It seems clear to me that if you get a large number of knowledgeable fans watching a game, they usually arrive at a consensus of the "correct" call in near-real-time (assuming neutrality).

My prototype for the system would be something like-

-A head ref and 3 assistant refs on the field

-9 refs, with full referee training, watching the game in real time, with setups that let them choose from a variety of camera angles

-the 9 video refs cannot talk to each other

-video refs are offsite or insulated from crowd, to minimize crowd influence

-any of the field refs or video refs can throw a flag or make q ruling (out of bounds, catch/no catch, TD/no TD, FG/no FG, whatever)

-the calls are made in near real time, i.e. after seeing the play live and maybe 1-2 replays- as if watching a broadcast

-consensus of the video refs carries the day- ie if only 3 video refs call a hold on the left tackle, then no penalty, but if 8 do, then the penalty is assessed

-challenges handled as per current system

There would be a lot of details to work out, but this is essentially what happens whenever people gather to watch a game, including game threads- there are always disagreements, always outlier opinions, but in most cases the group gets to a consensus quickly on the video evidence, and the consensus is usually correct.

Fun to kick around.
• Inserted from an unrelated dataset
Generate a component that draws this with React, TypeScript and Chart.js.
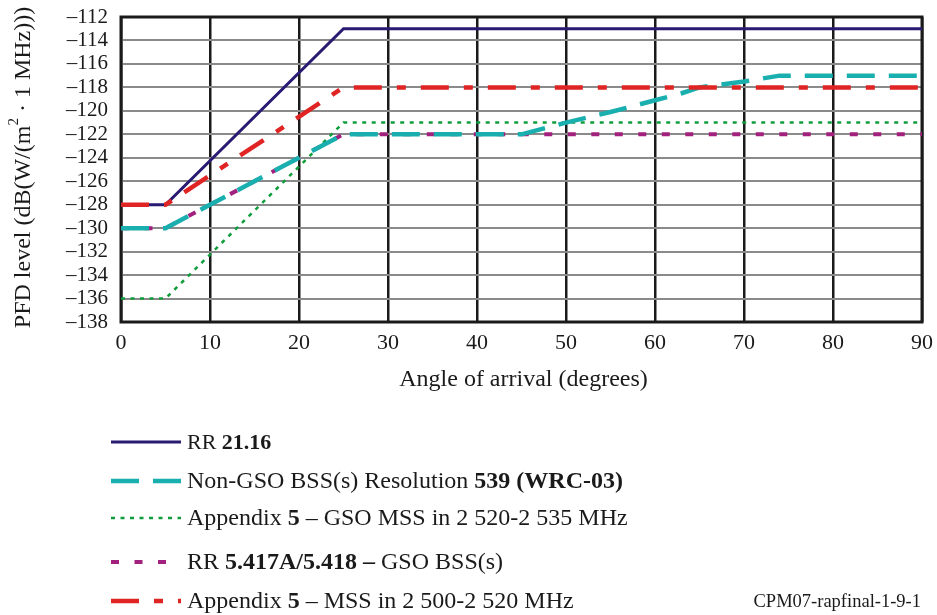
import React, { useEffect, useRef } from "react";
import { Chart, registerables } from "chart.js";

Chart.register(...registerables);

// ---- Data ----
const xTickValues = [0, 10, 20, 30, 40, 50, 60, 70, 80, 90];
const yTickValues = [-112, -114, -116, -118, -120, -122, -124, -126, -128, -130, -132, -134, -136, -138];

const rrAngles = [0, 5, 25, 90];
const rrLevels = [-128, -128, -113, -113];

const nonGsoAngles = [0, 5, 25, 45, 50, 55, 60, 63, 65, 70, 74, 90];
const nonGsoLevels = [-130, -130, -122, -122, -121, -120.1, -119.1, -118.5, -118, -117.5, -117, -117];

const app5GsoMssAngles = [0, 5, 25, 90];
const app5GsoMssLevels = [-136, -136, -121, -121];

const gsoBssAngles = [0, 5, 25, 90];
const gsoBssLevels = [-130, -130, -122, -122];

const app5MssAngles = [0, 5, 25, 90];
const app5MssLevels = [-128, -128, -118, -118];

const legendRR: [string, boolean][] = [["RR ", false], ["21.16", true]];
const legendNonGso: [string, boolean][] = [["Non-GSO BSS(s) Resolution ", false], ["539 (WRC-03)", true]];
const legendApp5Gso: [string, boolean][] = [["Appendix ", false], ["5", true], [" – GSO MSS in 2 520-2 535 MHz", false]];
const legendGsoBss: [string, boolean][] = [["RR ", false], ["5.417A/5.418 –", true], [" GSO BSS(s)", false]];
const legendApp5Mss: [string, boolean][] = [["Appendix ", false], ["5", true], [" – MSS in 2 500-2 520 MHz", false]];

const xTitle = "Angle of arrival (degrees)";
const yTitleA = "PFD level (dB(W/(m";
const yTitleSup = "2";
const yTitleB = " · 1 MHz)))";
const footnote = "CPM07-rapfinal-1-9-1";

const FONT = "'Liberation Serif', 'Times New Roman', serif";

const toPoints = (xs: number[], ys: number[]) => xs.map((x, i) => ({ x, y: ys[i] }));

export default function App() {
  const ref = useRef<HTMLCanvasElement | null>(null);

  useEffect(() => {
    if (!ref.current) return;

    const datasets: any[] = [
      {
        label: "RR 21.16",
        data: toPoints(rrAngles, rrLevels),
        borderColor: "#2b1a72",
        borderWidth: 3,
        borderDash: [],
        order: 5,
        legendText: legendRR,
        legendSize: 22,
      },
      {
        label: "Non-GSO BSS(s) Resolution 539 (WRC-03)",
        data: toPoints(nonGsoAngles, nonGsoLevels),
        borderColor: "#1aafaf",
        borderWidth: 4.5,
        borderDash: [28, 14],
        order: 2,
        legendText: legendNonGso,
        legendSize: 24,
      },
      {
        label: "Appendix 5 – GSO MSS in 2 520-2 535 MHz",
        data: toPoints(app5GsoMssAngles, app5GsoMssLevels),
        borderColor: "#0f9d3c",
        borderWidth: 2.5,
        borderDash: [4, 5.5],
        order: 4,
        legendText: legendApp5Gso,
        legendSize: 24,
      },
      {
        label: "RR 5.417A/5.418 – GSO BSS(s)",
        data: toPoints(gsoBssAngles, gsoBssLevels),
        borderColor: "#a3217e",
        borderWidth: 4,
        borderDash: [8, 15.5],
        order: 3,
        legendText: legendGsoBss,
        legendSize: 24,
      },
      {
        label: "Appendix 5 – MSS in 2 500-2 520 MHz",
        data: toPoints(app5MssAngles, app5MssLevels),
        borderColor: "#e02424",
        borderWidth: 4.5,
        borderDash: [28, 15, 9, 15],
        order: 1,
        legendText: legendApp5Mss,
        legendSize: 24,
      },
    ].map((d) => ({
      ...d,
      pointRadius: 0,
      fill: false,
      tension: 0,
      borderCapStyle: "butt",
      borderJoinStyle: "miter",
    }));

    const framePlugin = {
      id: "frame",
      beforeDatasetsDraw(chart: any) {
        const { ctx, chartArea: a } = chart;
        ctx.save();
        ctx.strokeStyle = "#1a1a1a";
        ctx.lineWidth = 3;
        ctx.strokeRect(a.left, a.top, a.right - a.left, a.bottom - a.top);
        ctx.restore();
      },
      afterDraw(chart: any) {
        const { ctx, chartArea: a } = chart;
        ctx.save();
        ctx.fillStyle = "#1a1a1a";
        ctx.textBaseline = "middle";

        // x title
        ctx.font = `24px ${FONT}`;
        ctx.textAlign = "center";
        ctx.fillText(xTitle, (a.left + a.right) / 2 + 2, 380);

        // y title (rotated) with superscript
        ctx.save();
        ctx.translate(24, (a.top + a.bottom) / 2 - 2);
        ctx.rotate(-Math.PI / 2);
        ctx.font = `24px ${FONT}`;
        const wA = ctx.measureText(yTitleA).width;
        ctx.font = `15px ${FONT}`;
        const wS = ctx.measureText(yTitleSup).width;
        ctx.font = `24px ${FONT}`;
        const wB = ctx.measureText(yTitleB).width;
        let x0 = -(wA + wS + wB) / 2;
        ctx.textAlign = "left";
        ctx.fillText(yTitleA, x0, 0);
        x0 += wA;
        ctx.font = `15px ${FONT}`;
        ctx.fillText(yTitleSup, x0, -10);
        x0 += wS;
        ctx.font = `24px ${FONT}`;
        ctx.fillText(yTitleB, x0, 0);
        ctx.restore();

        // legend
        const rows = [442, 481, 518, 562, 601];
        const order = [0, 1, 2, 3, 4];
        order.forEach((di, r) => {
          const ds = chart.data.datasets[di];
          const y = rows[r];
          ctx.save();
          ctx.strokeStyle = ds.borderColor;
          ctx.lineWidth = ds.borderWidth;
          ctx.setLineDash(ds.borderDash || []);
          ctx.lineCap = "butt";
          ctx.beginPath();
          ctx.moveTo(111, y);
          ctx.lineTo(181, y);
          ctx.stroke();
          ctx.restore();
          let tx = 187;
          ctx.textAlign = "left";
          (ds.legendText as [string, boolean][]).forEach(([t, b]) => {
            ctx.font = `${b ? "bold " : ""}${ds.legendSize}px ${FONT}`;
            ctx.fillText(t, tx, y + 1);
            tx += ctx.measureText(t).width;
          });
        });

        // footnote
        ctx.font = `18.5px ${FONT}`;
        ctx.textAlign = "right";
        ctx.fillText(footnote, 921, 602);
        ctx.restore();
      },
    };

    const chart = new Chart(ref.current, {
      type: "line",
      data: { datasets },
      options: {
        animation: false,
        responsive: false,
        maintainAspectRatio: false,
        events: [],
        layout: { padding: { left: 0, top: 17, right: 15, bottom: 213 } },
        plugins: { legend: { display: false }, tooltip: { enabled: false } },
        scales: {
          x: {
            type: "linear",
            min: 0,
            max: 90,
            afterBuildTicks(scale: any) {
              scale.ticks = xTickValues.map((v) => ({ value: v }));
            },
            afterFit(scale: any) {
              scale.height = 80;
              scale.paddingLeft = 0;
              scale.paddingRight = 0;
            },
            grid: { color: "#1a1a1a", lineWidth: 2.5, drawTicks: false },
            border: { display: false },
            ticks: {
              color: "#1a1a1a",
              font: { family: FONT, size: 22 },
              padding: 8,
              maxRotation: 0,
              autoSkip: false,
            },
          },
          y: {
            type: "linear",
            min: -138,
            max: -112,
            afterBuildTicks(scale: any) {
              scale.ticks = yTickValues.map((v) => ({ value: v }));
            },
            afterFit(scale: any) {
              scale.width = 121;
              scale.paddingTop = 0;
              scale.paddingBottom = 0;
            },
            grid: { color: "#8a8a8a", lineWidth: 2, drawTicks: false },
            border: { display: false },
            ticks: {
              color: "#1a1a1a",
              font: { family: FONT, size: 21 },
              padding: 13,
              autoSkip: false,
              callback: (v: any) => "–" + Math.abs(Number(v)),
            },
          },
        },
      },
      plugins: [framePlugin],
    });

    return () => chart.destroy();
  }, []);

  return (
    <div style={{ position: "fixed", left: 0, top: 0, width: 937, height: 615, background: "#fff" }}>
      <canvas ref={ref} width={937} height={615} style={{ width: 937, height: 615, display: "block" }} />
    </div>
  );
}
It could work.
This may sound good in theory but it would make games 8 hours long. The video refs would have to watch multiple replays every play to see the whole field. What if there was an obvious hold that the field refs didn't call but most of the video refs were focusing on a down field pass in real time, and the broadcast replay showed that part of the field instead of the line of scrimmage? I think the officiating is horrible but I'm also tired of the countless long stoppages in play and extra commercial breaks.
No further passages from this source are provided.